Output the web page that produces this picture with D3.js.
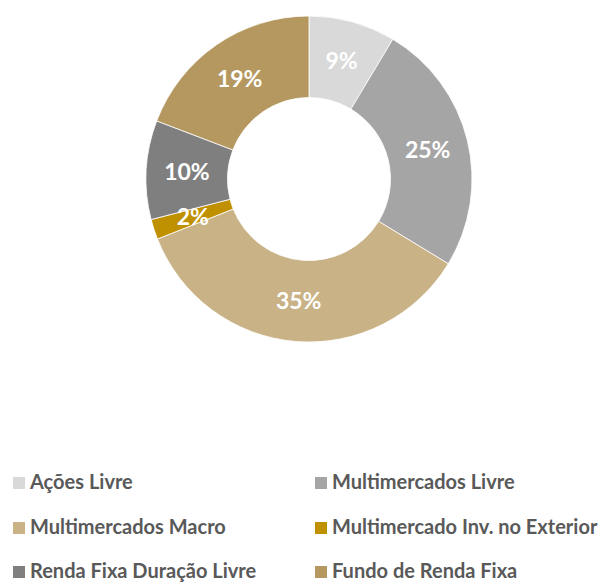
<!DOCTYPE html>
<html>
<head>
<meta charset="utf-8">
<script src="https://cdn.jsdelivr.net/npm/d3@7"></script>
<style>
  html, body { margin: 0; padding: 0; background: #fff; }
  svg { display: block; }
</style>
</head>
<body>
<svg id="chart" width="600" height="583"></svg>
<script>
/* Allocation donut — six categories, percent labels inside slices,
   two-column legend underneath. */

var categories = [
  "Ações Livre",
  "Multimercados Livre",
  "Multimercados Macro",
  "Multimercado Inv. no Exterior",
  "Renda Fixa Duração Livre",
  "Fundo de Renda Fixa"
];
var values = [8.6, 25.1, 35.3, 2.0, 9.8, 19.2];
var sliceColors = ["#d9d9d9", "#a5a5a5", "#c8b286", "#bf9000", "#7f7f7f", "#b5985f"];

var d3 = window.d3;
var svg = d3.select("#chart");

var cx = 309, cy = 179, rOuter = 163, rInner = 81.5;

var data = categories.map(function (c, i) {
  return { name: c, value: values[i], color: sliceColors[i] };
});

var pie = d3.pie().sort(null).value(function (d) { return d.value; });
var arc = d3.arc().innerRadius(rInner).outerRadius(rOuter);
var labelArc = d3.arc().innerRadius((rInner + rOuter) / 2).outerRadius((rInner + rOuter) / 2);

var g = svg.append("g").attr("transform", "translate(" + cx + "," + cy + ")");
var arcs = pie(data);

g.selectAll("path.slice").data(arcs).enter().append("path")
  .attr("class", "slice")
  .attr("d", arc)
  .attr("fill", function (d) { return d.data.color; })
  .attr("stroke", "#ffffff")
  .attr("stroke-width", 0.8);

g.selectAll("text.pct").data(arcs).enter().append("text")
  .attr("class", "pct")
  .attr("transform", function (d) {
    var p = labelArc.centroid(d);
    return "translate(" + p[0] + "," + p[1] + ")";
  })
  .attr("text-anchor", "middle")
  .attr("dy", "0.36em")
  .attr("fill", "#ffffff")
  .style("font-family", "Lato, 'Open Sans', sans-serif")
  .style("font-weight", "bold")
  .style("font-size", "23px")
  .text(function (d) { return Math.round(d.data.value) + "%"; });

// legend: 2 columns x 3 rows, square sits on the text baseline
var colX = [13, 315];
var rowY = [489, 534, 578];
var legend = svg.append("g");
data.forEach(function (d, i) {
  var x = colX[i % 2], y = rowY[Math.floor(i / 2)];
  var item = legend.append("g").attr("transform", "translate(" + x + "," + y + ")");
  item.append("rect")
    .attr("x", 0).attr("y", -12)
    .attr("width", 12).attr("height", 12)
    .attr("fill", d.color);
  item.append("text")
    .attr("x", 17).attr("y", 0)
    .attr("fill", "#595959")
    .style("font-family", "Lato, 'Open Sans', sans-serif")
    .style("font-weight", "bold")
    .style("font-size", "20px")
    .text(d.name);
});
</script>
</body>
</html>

_ _ _

### What you should do
Make an exact copy of the whole listing, but don't bring over any pictures.

### Complete output
Output the web page that produces this picture with D3.js.
<!DOCTYPE html>
<html>
<head>
<meta charset="utf-8">
<script src="https://cdn.jsdelivr.net/npm/d3@7"></script>
<style>
  html, body { margin: 0; padding: 0; background: #fff; }
  svg { display: block; }
</style>
</head>
<body>
<svg id="chart" width="600" height="583"></svg>
<script>
/* Allocation donut — six categories, percent labels inside slices,
   two-column legend underneath. */

var categories = [
  "Ações Livre",
  "Multimercados Livre",
  "Multimercados Macro",
  "Multimercado Inv. no Exterior",
  "Renda Fixa Duração Livre",
  "Fundo de Renda Fixa"
];
var values = [8.6, 25.1, 35.3, 2.0, 9.8, 19.2];
var sliceColors = ["#d9d9d9", "#a5a5a5", "#c8b286", "#bf9000", "#7f7f7f", "#b5985f"];

var d3 = window.d3;
var svg = d3.select("#chart");

var cx = 309, cy = 179, rOuter = 163, rInner = 81.5;

var data = categories.map(function (c, i) {
  return { name: c, value: values[i], color: sliceColors[i] };
});

var pie = d3.pie().sort(null).value(function (d) { return d.value; });
var arc = d3.arc().innerRadius(rInner).outerRadius(rOuter);
var labelArc = d3.arc().innerRadius((rInner + rOuter) / 2).outerRadius((rInner + rOuter) / 2);

var g = svg.append("g").attr("transform", "translate(" + cx + "," + cy + ")");
var arcs = pie(data);

g.selectAll("path.slice").data(arcs).enter().append("path")
  .attr("class", "slice")
  .attr("d", arc)
  .attr("fill", function (d) { return d.data.color; })
  .attr("stroke", "#ffffff")
  .attr("stroke-width", 0.8);

g.selectAll("text.pct").data(arcs).enter().append("text")
  .attr("class", "pct")
  .attr("transform", function (d) {
    var p = labelArc.centroid(d);
    return "translate(" + p[0] + "," + p[1] + ")";
  })
  .attr("text-anchor", "middle")
  .attr("dy", "0.36em")
  .attr("fill", "#ffffff")
  .style("font-family", "Lato, 'Open Sans', sans-serif")
  .style("font-weight", "bold")
  .style("font-size", "23px")
  .text(function (d) { return Math.round(d.data.value) + "%"; });

// legend: 2 columns x 3 rows, square sits on the text baseline
var colX = [13, 315];
var rowY = [489, 534, 578];
var legend = svg.append("g");
data.forEach(function (d, i) {
  var x = colX[i % 2], y = rowY[Math.floor(i / 2)];
  var item = legend.append("g").attr("transform", "translate(" + x + "," + y + ")");
  item.append("rect")
    .attr("x", 0).attr("y", -12)
    .attr("width", 12).attr("height", 12)
    .attr("fill", d.color);
  item.append("text")
    .attr("x", 17).attr("y", 0)
    .attr("fill", "#595959")
    .style("font-family", "Lato, 'Open Sans', sans-serif")
    .style("font-weight", "bold")
    .style("font-size", "20px")
    .text(d.name);
});
</script>
</body>
</html>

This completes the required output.